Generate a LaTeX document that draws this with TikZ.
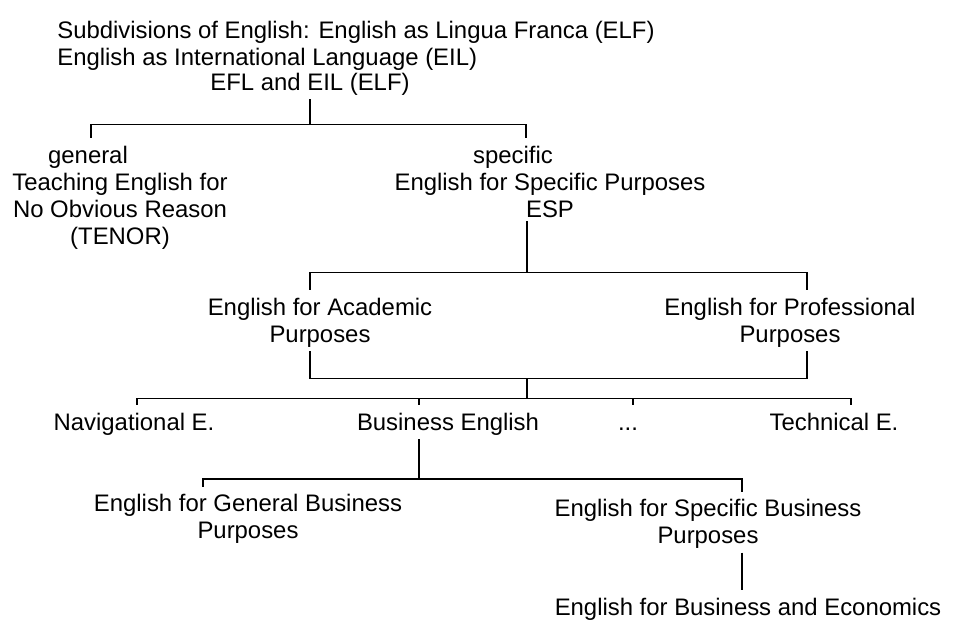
\documentclass[tikz,border=0pt]{standalone}
\usepackage{fontspec}
\setmainfont{Liberation Sans}
\usetikzlibrary{calc}
\tikzset{
  lbl/.style={align=center, inner sep=2pt, font=\fontsize{13.6}{15.4}\selectfont},
  row/.style={lbl, text height=10pt, text depth=3pt},
  branch/.style={line width=0.9pt, shorten >=2pt},
}
\begin{document}
\begin{tikzpicture}[x=0.02cm, y=-0.02cm]
\useasboundingbox (0,0) rectangle (957,626);
\node[lbl, align=left, anchor=west] (head) at (53.5,46) {Subdivisions of English: English as Lingua Franca (ELF)\\English as International Language (EIL)};
\node[lbl] (root) at (310,84) {EFL and EIL (ELF)};
\node[lbl] (gen) at (88,157) {general};
\node[lbl] (tenor) at (120,211) {Teaching English for\\No Obvious Reason\\(TENOR)};
\node[lbl] (spec) at (513,157) {specific};
\node[lbl] (esp) at (550,195) {English for Specific Purposes\\ESP};
\node[lbl] (eap) at (320,322.5) {English for Academic\\Purposes};
\node[lbl] (epp) at (790,322.5) {English for Professional\\Purposes};
\node[row] (nav) at (134,424) {Navigational E.};
\node[row] (be) at (448,424) {Business English};
\node[row] (dots) at (628,424) {...};
\node[row] (tech) at (834,424) {Technical E.};
\node[lbl] (egbp) at (248,519) {English for General Business\\Purposes};
\node[lbl] (esbp) at (708,524) {English for Specific Business\\Purposes};
\node[lbl] (ebe) at (748,609) {English for Business and Economics};

\draw[branch] (root.south) -- ++(0,25.5) coordinate (j1) -| ($(gen.north)+(3,0)$);
\draw[branch] (j1) -| ($(spec.north)+(13,0)$);
\draw[branch] ($(esp.south)+(-23,0)$) -- ++(0,51.5) coordinate (j2) -| ($(eap.north)+(-10,0)$);
\draw[branch] (j2) -| ($(epp.north)+(17,0)$);
\draw[line width=0.9pt] ($(eap.south)+(-10,0)$) -- ++(0,27.5) coordinate (j3) -| ($(epp.south)+(17,0)$);
\draw[line width=0.9pt] (j3 -| j2) -- ++(0,20) coordinate (j4);
\foreach \n/\dx in {nav/3, be/-29, dots/5, tech/17}
  \draw[branch] (j4) -| ($(\n.north)+(\dx,0)$);
\draw[branch] ($(be.south)+(-29,0)$) -- ++(0,39.5) coordinate (j5) -| ($(egbp.north)+(-45,0)$);
\draw[branch] (j5) -| ($(esbp.north)+(34,0)$);
\draw[branch] ($(esbp.south)+(34,0)$) -- ($(ebe.north)+(-6,0)$);
\end{tikzpicture}
\end{document}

The task: Reproduce the material in its entirety and word for word, without the pictures.

Solution:
Generate a LaTeX document that draws this with TikZ.
\documentclass[tikz,border=0pt]{standalone}
\usepackage{fontspec}
\setmainfont{Liberation Sans}
\usetikzlibrary{calc}
\tikzset{
  lbl/.style={align=center, inner sep=2pt, font=\fontsize{13.6}{15.4}\selectfont},
  row/.style={lbl, text height=10pt, text depth=3pt},
  branch/.style={line width=0.9pt, shorten >=2pt},
}
\begin{document}
\begin{tikzpicture}[x=0.02cm, y=-0.02cm]
\useasboundingbox (0,0) rectangle (957,626);
\node[lbl, align=left, anchor=west] (head) at (53.5,46) {Subdivisions of English: English as Lingua Franca (ELF)\\English as International Language (EIL)};
\node[lbl] (root) at (310,84) {EFL and EIL (ELF)};
\node[lbl] (gen) at (88,157) {general};
\node[lbl] (tenor) at (120,211) {Teaching English for\\No Obvious Reason\\(TENOR)};
\node[lbl] (spec) at (513,157) {specific};
\node[lbl] (esp) at (550,195) {English for Specific Purposes\\ESP};
\node[lbl] (eap) at (320,322.5) {English for Academic\\Purposes};
\node[lbl] (epp) at (790,322.5) {English for Professional\\Purposes};
\node[row] (nav) at (134,424) {Navigational E.};
\node[row] (be) at (448,424) {Business English};
\node[row] (dots) at (628,424) {...};
\node[row] (tech) at (834,424) {Technical E.};
\node[lbl] (egbp) at (248,519) {English for General Business\\Purposes};
\node[lbl] (esbp) at (708,524) {English for Specific Business\\Purposes};
\node[lbl] (ebe) at (748,609) {English for Business and Economics};

\draw[branch] (root.south) -- ++(0,25.5) coordinate (j1) -| ($(gen.north)+(3,0)$);
\draw[branch] (j1) -| ($(spec.north)+(13,0)$);
\draw[branch] ($(esp.south)+(-23,0)$) -- ++(0,51.5) coordinate (j2) -| ($(eap.north)+(-10,0)$);
\draw[branch] (j2) -| ($(epp.north)+(17,0)$);
\draw[line width=0.9pt] ($(eap.south)+(-10,0)$) -- ++(0,27.5) coordinate (j3) -| ($(epp.south)+(17,0)$);
\draw[line width=0.9pt] (j3 -| j2) -- ++(0,20) coordinate (j4);
\foreach \n/\dx in {nav/3, be/-29, dots/5, tech/17}
  \draw[branch] (j4) -| ($(\n.north)+(\dx,0)$);
\draw[branch] ($(be.south)+(-29,0)$) -- ++(0,39.5) coordinate (j5) -| ($(egbp.north)+(-45,0)$);
\draw[branch] (j5) -| ($(esbp.north)+(34,0)$);
\draw[branch] ($(esbp.south)+(34,0)$) -- ($(ebe.north)+(-6,0)$);
\end{tikzpicture}
\end{document}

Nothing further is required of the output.